Machine Learning Models of Vibrating H2CO: Comparing Reproducing Kernels, FCHL, and PhysNet

J Phys Chem A. 2020 Oct 22;124(42):8853-8865. doi: 10.1021/acs.jpca.0c05979. Epub 2020 Oct 13.

Abstract

Machine learning (ML) has become a promising tool for improving the quality of atomistic simulations. Using formaldehyde as a benchmark system for intramolecular interactions, a comparative assessment of ML models based on state-of-the-art variants of deep neural networks (NNs), reproducing kernel Hilbert space (RKHS+F), and kernel ridge regression (KRR) is presented. Learning curves for energies and atomic forces indicate rapid convergence toward excellent predictions for B3LYP, MP2, and CCSD(T)-F12 reference results for modestly sized (in the hundreds) training sets. Typically, learning curve offsets decay as one goes from NN (PhysNet) to RKHS+F to KRR (FCHL).

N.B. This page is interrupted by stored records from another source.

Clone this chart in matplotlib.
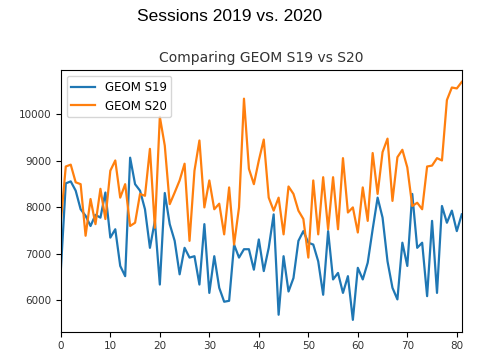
import matplotlib
matplotlib.use("Agg")
import matplotlib.pyplot as plt

# weekly sessions
geom_s19 = [6650, 8517, 8560, 8360, 7960, 7820, 7600, 7840, 7780, 8320,
            7350, 7530, 6740, 6520, 9070, 8500, 8360, 7960, 7130, 7710,
            6340, 8310, 7640, 7280, 6560, 7130, 6920, 6950, 6340, 7640,
            6160, 6950, 6270, 5970, 5990, 7200, 6920, 7100, 7100, 6660,
            7310, 6630, 7130, 7850, 5690, 6950, 6190, 6480, 7280, 7490,
            7240, 7200, 6840, 6120, 7490, 6450, 6590, 6160, 6520, 5580,
            6700, 6450, 6810, 7530, 8210, 7780, 6840, 6270, 6020, 7240,
            6740, 8290, 7130, 7240, 6090, 7710, 6160, 8030, 7670, 7930,
            7490, 7850]
geom_s20 = [7700, 8880, 8920, 8540, 8500, 7390, 8180, 7640, 8400, 7750,
            8790, 9010, 8210, 8500, 7600, 7670, 8290, 8250, 9260, 7560,
            9950, 9330, 8070, 8320, 8580, 8940, 7280, 8790, 9440, 8000,
            8580, 7960, 8080, 7420, 8430, 7200, 8000, 10340, 8830, 8500,
            9010, 9460, 8210, 7930, 8210, 7420, 8450, 8290, 7930, 7750,
            6920, 8580, 7420, 8650, 7530, 8650, 7530, 9060, 7890, 8000,
            7460, 8430, 7710, 9170, 8290, 9190, 9480, 8140, 9080, 9240,
            8860, 8030, 8100, 7960, 8880, 8900, 9060, 9010, 10310, 10580,
            10560, 10700]

fig = plt.figure(figsize=(4.79, 3.61), dpi=100)
fig.suptitle("Sessions 2019 vs. 2020", x=0.48, y=0.975, fontsize=12.5,
             family="Liberation Sans")
ax = fig.add_axes([0.127, 0.081, 0.837, 0.725])
ax.plot(geom_s19, label="GEOM S19", lw=1.6)
ax.plot(geom_s20, label="GEOM S20", lw=1.6)
ax.set_xlim(0, len(geom_s19) - 1)
ax.set_title("Comparing GEOM S19 vs S20", fontsize=10, color="#333333")
ax.tick_params(labelsize=7.5, labelcolor="#333333")
ax.legend(loc="upper left", fontsize=8.5)

fig.savefig("out.png", dpi=100)
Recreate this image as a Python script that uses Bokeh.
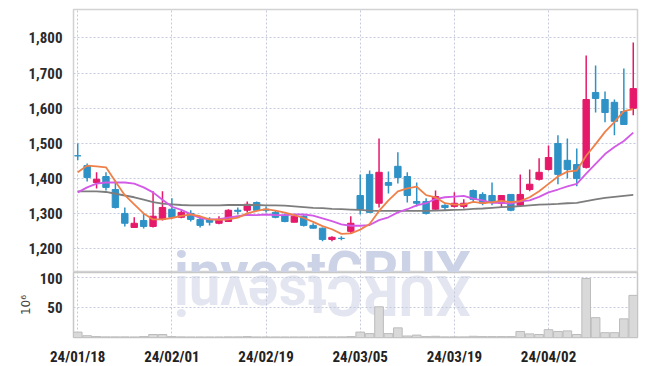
import math
from bokeh.plotting import figure
from bokeh.layouts import column
from bokeh.models import FixedTicker, NumeralTickFormatter, Label, ColumnDataSource, Range1d
from bokeh.core.properties import value
from bokeh.embed import file_html
from bokeh.resources import INLINE

# ---------------- data ----------------
dates = ["24/01/18", "24/01/19", "24/01/22", "24/01/23", "24/01/24", "24/01/25", "24/01/26", "24/01/29", "24/01/30", "24/01/31",
         "24/02/01", "24/02/02", "24/02/05", "24/02/06", "24/02/07", "24/02/08", "24/02/13", "24/02/14", "24/02/15", "24/02/16",
         "24/02/19", "24/02/20", "24/02/21", "24/02/22", "24/02/23", "24/02/26", "24/02/27", "24/02/28", "24/02/29", "24/03/04",
         "24/03/05", "24/03/06", "24/03/07", "24/03/08", "24/03/11", "24/03/12", "24/03/13", "24/03/14", "24/03/15", "24/03/18",
         "24/03/19", "24/03/20", "24/03/21", "24/03/22", "24/03/25", "24/03/26", "24/03/27", "24/03/28", "24/03/29", "24/04/01",
         "24/04/02", "24/04/03", "24/04/04", "24/04/05", "24/04/08", "24/04/09", "24/04/11", "24/04/12", "24/04/15", "24/04/16"]

opens = [1465, 1437, 1389, 1406, 1369, 1301, 1261, 1281, 1264, 1284,
         1313, 1290, 1301, 1284, 1284, 1273, 1278, 1310, 1310, 1332,
         1313, 1304, 1296, 1276, 1293, 1267, 1259, 1227, 1230, 1250,
         1352, 1412, 1330, 1389, 1435, 1406, 1335, 1335, 1313, 1324,
         1321, 1321, 1366, 1355, 1352, 1330, 1355, 1324, 1369, 1398,
         1426, 1500, 1452, 1440, 1432, 1645, 1625, 1617, 1591, 1600]
highs = [1500, 1443, 1418, 1418, 1395, 1318, 1290, 1301, 1364, 1364,
         1344, 1310, 1310, 1290, 1290, 1293, 1313, 1318, 1335, 1335,
         1321, 1310, 1301, 1293, 1296, 1273, 1261, 1236, 1236, 1293,
         1412, 1423, 1514, 1420, 1475, 1418, 1389, 1344, 1366, 1327,
         1361, 1341, 1369, 1361, 1389, 1352, 1355, 1412, 1426, 1458,
         1494, 1523, 1514, 1486, 1750, 1722, 1648, 1625, 1713, 1787]
lows = [1452, 1392, 1372, 1366, 1315, 1264, 1261, 1258, 1261, 1281,
        1287, 1287, 1278, 1261, 1267, 1270, 1278, 1298, 1304, 1307,
        1304, 1287, 1276, 1276, 1264, 1258, 1222, 1222, 1225, 1244,
        1298, 1304, 1318, 1358, 1386, 1332, 1321, 1298, 1310, 1310,
        1318, 1315, 1332, 1324, 1324, 1318, 1307, 1321, 1364, 1395,
        1423, 1384, 1400, 1378, 1429, 1588, 1560, 1523, 1554, 1580]
closes = [1465, 1403, 1398, 1375, 1318, 1273, 1273, 1264, 1293, 1318,
          1290, 1304, 1284, 1267, 1276, 1284, 1310, 1307, 1327, 1310,
          1310, 1290, 1278, 1293, 1267, 1259, 1227, 1233, 1230, 1273,
          1313, 1304, 1418, 1381, 1403, 1352, 1330, 1301, 1349, 1318,
          1330, 1330, 1341, 1330, 1332, 1352, 1310, 1355, 1384, 1418,
          1460, 1412, 1426, 1400, 1625, 1628, 1588, 1563, 1554, 1656]
volume = [9, 3, 1.5, 1, 1, 1, 0.8, 1.5, 5, 5,
          1.5, 1, 0.8, 0.8, 0.8, 0.8, 1, 1, 1.5, 0.8,
          0.8, 0.8, 0.8, 0.8, 0.8, 0.8, 1, 1, 1, 1.5,
          9, 6.5, 51, 6.5, 16, 2.5, 4, 1.5, 2, 1,
          1, 1, 2, 1.5, 1.5, 1.5, 1.5, 10, 6, 5,
          13, 10, 11, 5, 98, 33, 8, 8, 31, 70]
ma5 = [1418, 1437, 1435, 1432, 1392, 1353, 1327, 1301, 1284, 1284,
       1288, 1294, 1298, 1293, 1284, 1283, 1284, 1289, 1301, 1308,
       1313, 1309, 1303, 1296, 1288, 1277, 1265, 1256, 1243, 1244,
       1255, 1271, 1308, 1338, 1364, 1372, 1377, 1353, 1347, 1330,
       1326, 1326, 1334, 1330, 1333, 1337, 1333, 1336, 1347, 1364,
       1385, 1406, 1420, 1423, 1465, 1498, 1533, 1561, 1592, 1598]
ma10 = [1361, 1375, 1386, 1389, 1389, 1389, 1386, 1375, 1361, 1340,
        1320, 1311, 1299, 1288, 1284, 1285, 1289, 1293, 1297, 1296,
        1298, 1296, 1296, 1298, 1298, 1295, 1287, 1279, 1270, 1266,
        1266, 1268, 1282, 1290, 1304, 1313, 1324, 1330, 1342, 1347,
        1349, 1351, 1343, 1338, 1331, 1331, 1329, 1335, 1338, 1348,
        1361, 1369, 1378, 1385, 1414, 1442, 1470, 1490, 1507, 1531]
ma_long = [1364, 1364, 1364, 1362, 1357, 1352, 1347, 1340, 1333, 1329,
           1327, 1325, 1324, 1324, 1324, 1324, 1325, 1325, 1325, 1325,
           1324, 1324, 1323, 1321, 1319, 1317, 1316, 1314, 1313, 1312,
           1311, 1309, 1308, 1308, 1308, 1308, 1308, 1308, 1309, 1310,
           1311, 1312, 1314, 1315, 1317, 1319, 1320, 1322, 1324, 1326,
           1327, 1328, 1330, 1331, 1336, 1341, 1345, 1348, 1351, 1354]
price_ticks = [1200, 1300, 1400, 1500, 1600, 1700, 1800]
volume_ticks = [50, 100]
label_every = 10
watermark = "investCRUX"

# ---------------- styling ----------------
RED = "#e5196a"
BLUE = "#2f92c6"
FONT = "'Roboto Condensed', 'DejaVu Sans Condensed', Roboto"
WFONT = "Roboto"
GRID = "#c4c9dc"

n = len(dates)
xs = list(range(n))
colors = [RED if c > o else BLUE for o, c in zip(opens, closes)]
src = ColumnDataSource(dict(
    x=xs, o=opens, h=highs, l=lows, c=closes,
    top=[max(o, c) for o, c in zip(opens, closes)],
    bot=[min(o, c) for o, c in zip(opens, closes)],
    color=colors, vol=volume, ma5=ma5, ma10=ma10, mal=ma_long))

x_range = Range1d(-0.45, n - 0.55)
tick_idx = list(range(0, n, label_every))
wm_x = 26.0

p = figure(frame_width=564, frame_height=263, x_range=x_range, y_range=Range1d(1133, 1881),
           output_backend="svg", toolbar_location=None, x_axis_location=None,
           min_border_left=73, min_border_right=2, min_border_top=9, min_border_bottom=0,
           background_fill_color="white", border_fill_color="white")
p.outline_line_color = "#d2d2d2"
p.outline_line_width = 1.5

p.yaxis.ticker = FixedTicker(ticks=price_ticks)
p.yaxis.formatter = NumeralTickFormatter(format="0,0")
p.yaxis.axis_line_color = None
p.yaxis.major_tick_line_color = None
p.yaxis.minor_tick_line_color = None
p.yaxis.major_label_standoff = 5
p.yaxis.major_label_text_font = FONT
p.yaxis.major_label_text_font_size = "15px"
p.yaxis.major_label_text_font_style = "bold"
p.yaxis.major_label_text_color = "#2b2b2b"

p.xgrid.ticker = FixedTicker(ticks=tick_idx)
for g in (p.xgrid, p.ygrid):
    g.grid_line_color = GRID
    g.grid_line_dash = "2 2"
    g.grid_line_width = 1

p.add_layout(Label(x=wm_x, y=1134, text=watermark, text_font=WFONT, text_font_size="56px",
                   text_font_style="bold", text_color="#cdd3e7", text_align="center",
                   text_baseline="alphabetic", level="underlay"))

p.segment(x0="x", y0="h", x1="x", y1="l", line_color="color", line_width=1.5, source=src)
p.vbar(x="x", width=0.68, top="top", bottom="bot", fill_color="color", line_color="color",
       line_width=1, source=src)
p.line(x="x", y="mal", line_color="#7d7d7d", line_width=1.8, source=src)
p.line(x="x", y="ma10", line_color="#d25ae6", line_width=1.8, source=src)
p.line(x="x", y="ma5", line_color="#ef8049", line_width=1.8, source=src)

v = figure(frame_width=564, frame_height=65, x_range=x_range, y_range=Range1d(0, 108),
           output_backend="svg", toolbar_location=None,
           min_border_left=73, min_border_right=2, min_border_top=0, min_border_bottom=2,
           background_fill_color="white", border_fill_color="white")
v.outline_line_color = "#c8c8c8"
v.outline_line_width = 1.5

v.yaxis.ticker = FixedTicker(ticks=volume_ticks)
v.yaxis.axis_line_color = None
v.yaxis.major_tick_line_color = None
v.yaxis.minor_tick_line_color = None
v.yaxis.major_label_standoff = 5
v.yaxis.major_label_text_font = FONT
v.yaxis.major_label_text_font_size = "15px"
v.yaxis.major_label_text_font_style = "bold"
v.yaxis.major_label_text_color = "#2b2b2b"
v.yaxis.axis_label = "10\u2076"
v.yaxis.axis_label_text_font = "DejaVu Sans"
v.yaxis.axis_label_text_font_size = "12px"
v.yaxis.axis_label_text_font_style = "normal"
v.yaxis.axis_label_text_color = "#444444"
v.yaxis.axis_label_standoff = 4

v.xaxis.ticker = FixedTicker(ticks=tick_idx)
v.xaxis.major_label_overrides = {i: dates[i] for i in tick_idx}
v.xaxis.axis_line_color = None
v.xaxis.major_tick_line_color = None
v.xaxis.minor_tick_line_color = None
v.xaxis.major_label_standoff = 4
v.xaxis.major_label_text_font = FONT
v.xaxis.major_label_text_font_size = "15px"
v.xaxis.major_label_text_font_style = "bold"
v.xaxis.major_label_text_color = "#222222"

v.xgrid.ticker = FixedTicker(ticks=tick_idx)
for g in (v.xgrid, v.ygrid):
    g.grid_line_color = GRID
    g.grid_line_dash = "2 2"
    g.grid_line_width = 1

# mirrored watermark: reversed letters turned a half-turn = vertical reflection
v.text(x=[wm_x], y=[70], text=[watermark[::-1]], angle=math.pi, text_font=value(WFONT),
       text_font_size="56px", text_font_style="bold", text_color="#e3e6f0",
       text_align="center", text_baseline="middle", level="underlay")

v.vbar(x="x", width=0.92, top="vol", bottom=0, fill_color="#d9d9d9", line_color="#bcbcbc",
       line_width=1, source=src)

layout = column(p, v, spacing=0)
open("out.html", "w").write(file_html(layout, INLINE))
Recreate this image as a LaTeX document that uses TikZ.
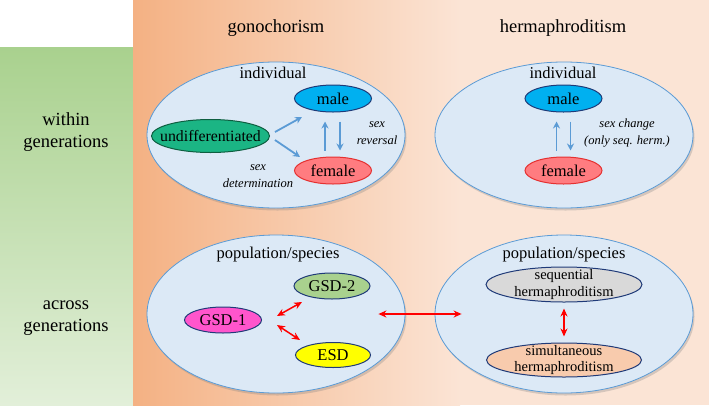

Conversely, the predictive power for extrapolation of energies toward new geometries increases in the same order with RKHS+F and FCHL performing almost equally. For harmonic vibrational frequencies, the picture is less clear, with PhysNet and FCHL yielding accuracies of ∼1 and ∼0.2 cm-1, respectively, no matter which reference method, while RKHS+F models level off for B3LYP and exhibit continued improvements for MP2 and CCSD(T)-F12. Finite-temperature molecular dynamics (MD) simulations using the PESs from the three ML methods with identical initial conditions yield indistinguishable infrared spectra with good performance compared with experiment except for the high-frequency modes involving hydrogen stretch motion which is a known limitation of MD for vibrational spectroscopy. For sufficiently large training set sizes, all three models can detect insufficient convergence ("noise") of the reference electronic structure calculations in that the learning curves level off. Transfer learning (TL) from B3LYP to CCSD(T)-F12 with PhysNet indicates that additional improvements in data efficiency can be achieved.